Force of light on a two-level atom near an ultrathin optical fiber

TL;DR

This paper investigates the various optical forces acting on a two-level atom near an ultrathin fiber, revealing direction-dependent effects and state-dependent van der Waals potentials using advanced theoretical methods.

Contribution

It introduces a comprehensive analysis of light-induced forces near nanofibers, including the influence of guided mode asymmetries and atomic state on the forces and potentials.

Findings

The total force includes driving, recoil, and van der Waals components.

The guided mode's axial component causes direction-dependent Rabi frequency.

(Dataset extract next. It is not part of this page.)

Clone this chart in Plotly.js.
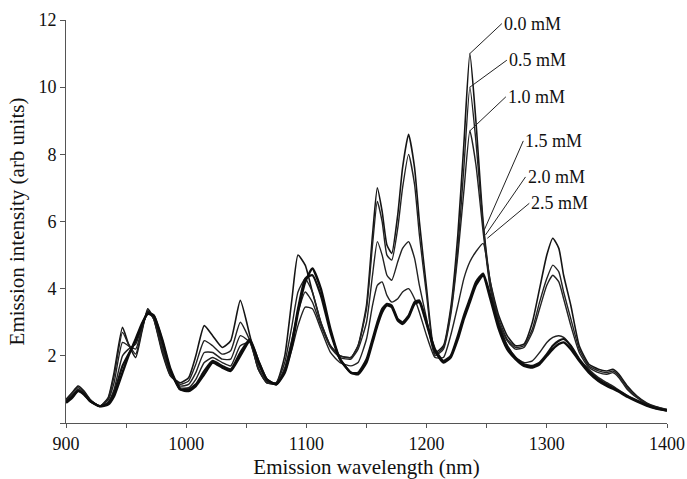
<!DOCTYPE html>
<html>
<head>
<meta charset="utf-8">
<script src="https://cdn.plot.ly/plotly-3.0.1.min.js"></script>
<style>html,body{margin:0;padding:0;background:#fff;}#chart{width:687px;height:479px;}</style>
</head>
<body>
<div id="chart"></div>
<script>
// Emission wavelength (nm)
const wavelength = [900, 905, 910, 915, 920, 928, 935, 940, 947, 952, 958, 963, 968, 973, 980, 987, 995, 1002, 1008, 1015, 1022, 1030, 1037, 1045, 1053, 1060, 1067, 1075, 1082, 1088, 1093, 1099, 1105, 1112, 1120, 1128, 1137,
  1143, 1150, 1155, 1159, 1163, 1167, 1171, 1176, 1180, 1185, 1190, 1194, 1200, 1207, 1214, 1220, 1226, 1231, 1236, 1241, 1247, 1253, 1260, 1267, 1274, 1281, 1288, 1294, 1300, 1305, 1310, 1314, 1320, 1327, 1335, 1343, 1350, 1355, 1360, 1367, 1375, 1383, 1391, 1400];

const concLabels = ['0.0 mM', '0.5 mM', '1.0 mM', '1.5 mM', '2.0 mM', '2.5 mM'];

const conc00 = [0.7, 0.9, 1.1, 0.95, 0.7, 0.5, 0.75, 1.5, 2.85, 2.35, 1.95, 2.7, 3.4, 3.1, 2.1, 1.4, 1.2, 1.35, 2.0, 2.9, 2.6, 2.25, 2.45, 3.65, 2.6, 1.6, 1.2, 1.2, 2.0, 3.7, 5.0, 4.7, 3.9, 3.0, 2.3, 2.0, 1.95,
  2.3, 3.5, 5.6, 7.0, 6.3, 5.3, 5.05, 6.2, 7.6, 8.6, 7.6, 6.0, 4.0, 2.1, 2.3, 3.4, 5.6, 8.3, 11.0, 9.0, 6.0, 4.2, 3.2, 2.6, 2.3, 2.35, 3.0, 4.0, 5.0, 5.5, 5.2, 4.4, 3.5, 2.3, 1.75, 1.6, 1.55, 1.6, 1.45, 1.1, 0.8, 0.6, 0.48, 0.4];

const conc05 = [0.68, 0.88, 1.05, 0.92, 0.7, 0.5, 0.72, 1.4, 2.7, 2.35, 2.05, 2.75, 3.35, 3.1, 2.15, 1.4, 1.15, 1.25, 1.75, 2.45, 2.3, 2.05, 2.15, 3.0, 2.45, 1.6, 1.2, 1.2, 1.8, 2.9, 3.9, 4.3, 3.9, 3.0, 2.3, 2.0, 1.95,
  2.3, 3.4, 5.3, 6.6, 6.0, 5.0, 4.85, 5.8, 7.0, 8.0, 7.1, 5.6, 3.8, 2.05, 2.25, 3.3, 5.2, 7.6, 10.0, 8.4, 5.9, 4.1, 3.1, 2.5, 2.25, 2.3, 2.8, 3.6, 4.3, 4.7, 4.5, 3.9, 3.1, 2.2, 1.7, 1.55, 1.5, 1.55, 1.4, 1.05, 0.78, 0.58, 0.47, 0.4];

const conc10 = [0.65, 0.82, 1.0, 0.9, 0.68, 0.5, 0.68, 1.2, 2.4, 2.3, 2.2, 2.8, 3.3, 3.1, 2.2, 1.45, 1.1, 1.15, 1.5, 2.1, 2.1, 1.9, 1.9, 2.6, 2.4, 1.65, 1.2, 1.15, 1.65, 2.5, 3.3, 3.9, 3.6, 2.9, 2.25, 1.95, 1.9,
  2.2, 3.0, 4.4, 5.4, 5.0, 4.4, 4.25, 4.8, 5.2, 5.4, 4.9, 4.1, 3.1, 2.0, 2.2, 3.2, 5.0, 6.9, 8.7, 7.7, 5.7, 4.0, 3.0, 2.45, 2.2, 2.25, 2.7, 3.4, 4.1, 4.4, 4.2, 3.7, 2.9, 2.1, 1.65, 1.5, 1.45, 1.5, 1.35, 1.0, 0.75, 0.56, 0.45, 0.38];

const conc15 = [0.63, 0.8, 0.98, 0.88, 0.66, 0.5, 0.62, 1.0, 2.0, 2.2, 2.35, 2.85, 3.25, 3.15, 2.3, 1.5, 1.05, 1.05, 1.3, 1.8, 1.95, 1.8, 1.7, 2.3, 2.4, 1.75, 1.25, 1.15, 1.55, 2.2, 2.9, 3.45, 3.4, 2.8, 2.1, 1.8, 1.7,
  1.8, 2.5, 3.5, 4.1, 4.2, 3.8, 3.6, 3.7, 3.9, 4.0, 3.7, 3.3, 2.6, 1.95, 1.95, 2.6, 3.5, 4.3, 4.8, 5.1, 5.35, 4.2, 3.0, 2.3, 1.95, 1.8, 1.85, 2.1, 2.4, 2.55, 2.6, 2.55, 2.3, 1.9, 1.6, 1.35, 1.2, 1.1, 0.98, 0.82, 0.68, 0.55, 0.45, 0.38];

const conc20 = [0.62, 0.78, 0.96, 0.86, 0.65, 0.5, 0.58, 0.9, 1.7, 2.05, 2.45, 2.9, 3.3, 3.2, 2.45, 1.55, 1.0, 1.0, 1.15, 1.55, 1.85, 1.7, 1.6, 2.1, 2.5, 1.85, 1.3, 1.15, 1.55, 2.4, 3.4, 4.3, 4.4, 3.8, 2.7, 1.9, 1.5,
  1.5, 1.9, 2.5, 3.0, 3.4, 3.55, 3.5, 3.1, 3.0, 3.2, 3.6, 3.65, 3.0, 2.2, 1.85, 2.0, 2.6, 3.2, 3.7, 4.2, 4.45, 3.8, 2.9, 2.3, 1.95, 1.75, 1.7, 1.8, 2.05, 2.3, 2.45, 2.5, 2.3, 1.9, 1.55, 1.3, 1.15, 1.05, 0.95, 0.8, 0.66, 0.54, 0.44, 0.37];

const conc25 = [0.6, 0.75, 0.95, 0.85, 0.65, 0.5, 0.55, 0.8, 1.5, 2.0, 2.5, 2.95, 3.25, 3.2, 2.5, 1.6, 1.0, 0.95, 1.1, 1.45, 1.8, 1.65, 1.55, 2.0, 2.45, 1.85, 1.3, 1.15, 1.5, 2.3, 3.3, 4.2, 4.6, 4.0, 2.8, 1.9, 1.5,
  1.45, 1.8, 2.4, 2.9, 3.3, 3.5, 3.45, 3.05, 2.95, 3.15, 3.55, 3.6, 2.95, 2.15, 1.8, 1.95, 2.5, 3.1, 3.6, 4.1, 4.4, 3.7, 2.8, 2.2, 1.9, 1.7, 1.65, 1.75, 2.0, 2.2, 2.35, 2.4, 2.2, 1.85, 1.5, 1.25, 1.1, 1.02, 0.93, 0.78, 0.64, 0.52, 0.43, 0.37];

const xTickVals = [900, 950, 1000, 1050, 1100, 1150, 1200, 1250, 1300, 1350, 1400];
const xTickText = ['900', '', '1000', '', '1100', '', '1200', '', '1300', '', '1400'];
const yTickVals = [0, 2, 4, 6, 8, 10, 12];
const yTickText = ['', '2', '4', '6', '8', '10', '12'];

const series = [conc00, conc05, conc10, conc15, conc20, conc25];
const widths = [1.6, 1.4, 1.4, 1.4, 2.2, 2.4];
const colors = ['#151515', '#222222', '#222222', '#222222', '#111111', '#0d0d0d'];

const traces = series.map((ys, i) => ({
  x: wavelength, y: ys, type: 'scatter', mode: 'lines', name: concLabels[i],
  line: {color: colors[i], width: widths[i], shape: 'spline', smoothing: 0.5},
  hoverinfo: 'skip'
}));

const serif = '"Liberation Serif", "Times New Roman", Times, serif';

// label leader lines: [series index, x, y, ax, ay]
const peakIdx = wavelength.indexOf(1236);
const annSpec = [
  [0, 1236, conc00[peakIdx], 32, -30],
  [1, 1236, conc05[peakIdx], 37, -27],
  [2, 1236, conc10[peakIdx], 36, -34],
  [3, 1248, 5.75, 39, -89],
  [4, 1249, 5.6, 40, -58],
  [5, 1250.5, 5.5, 42, -35]
];
const annotations = annSpec.map(a => ({
  x: a[1], y: a[2], xref: 'x', yref: 'y', text: concLabels[a[0]],
  showarrow: true, arrowhead: 0, arrowwidth: 1, arrowcolor: '#222',
  ax: a[3], ay: a[4], xanchor: 'left', yanchor: 'middle', standoff: 0,
  font: {family: serif, size: 18, color: '#111'}
}));

const layout = {
  width: 687, height: 479,
  margin: {l: 66, r: 20, t: 20, b: 56},
  paper_bgcolor: '#ffffff', plot_bgcolor: '#ffffff',
  showlegend: false,
  font: {family: serif, color: '#111'},
  xaxis: {
    range: [900, 1400], tickmode: 'array', tickvals: xTickVals, ticktext: xTickText,
    ticks: 'outside', ticklen: 4, tickwidth: 1, tickcolor: '#555',
    showline: true, linecolor: '#555', linewidth: 1, showgrid: false, zeroline: false,
    tickfont: {family: serif, size: 18, color: '#111'},
    title: {text: 'Emission wavelength (nm)', font: {family: serif, size: 21, color: '#111'}, standoff: 6}
  },
  yaxis: {
    range: [0, 12], tickmode: 'array', tickvals: yTickVals, ticktext: yTickText,
    ticks: 'outside', ticklen: 5, tickwidth: 1, tickcolor: '#555',
    showline: true, linecolor: '#555', linewidth: 1, showgrid: false, zeroline: false,
    tickfont: {family: serif, size: 18, color: '#111'},
    title: {text: 'Emission intensity (arb units)', font: {family: serif, size: 21, color: '#111'}, standoff: 8}
  },
  annotations: annotations
};

Plotly.newPlot('chart', traces, layout, {displayModeBar: false, staticPlot: true});
</script>
</body>
</html>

The van der Waals potential varies with atomic state and distance from the fiber surface.

Abstract

We study the force of light on a two-level atom near an ultrathin optical fiber using the mode function method and the Green tensor technique. We show that the total force consists of the driving-field force, the spontaneous-emission recoil force, and the fiber-induced van der Waals potential force. Due to the existence of a nonzero axial component of the field in a guided mode, the Rabi frequency and, hence, the magnitude of the force of the guided driving field may depend on the propagation direction. When the atomic dipole rotates in the meridional plane, the spontaneous-emission recoil force may arise as a result of the asymmetric spontaneous emission with respect to opposite propagation directions. The van der Waals potential for the atom in the ground state is off-resonant and opposite to the off-resonant part of the van der Waals potential for the atom in the excited state. Unlike the potential for the ground state, the potential for the excited state may oscillate depending on the distance from the atom to the fiber surface.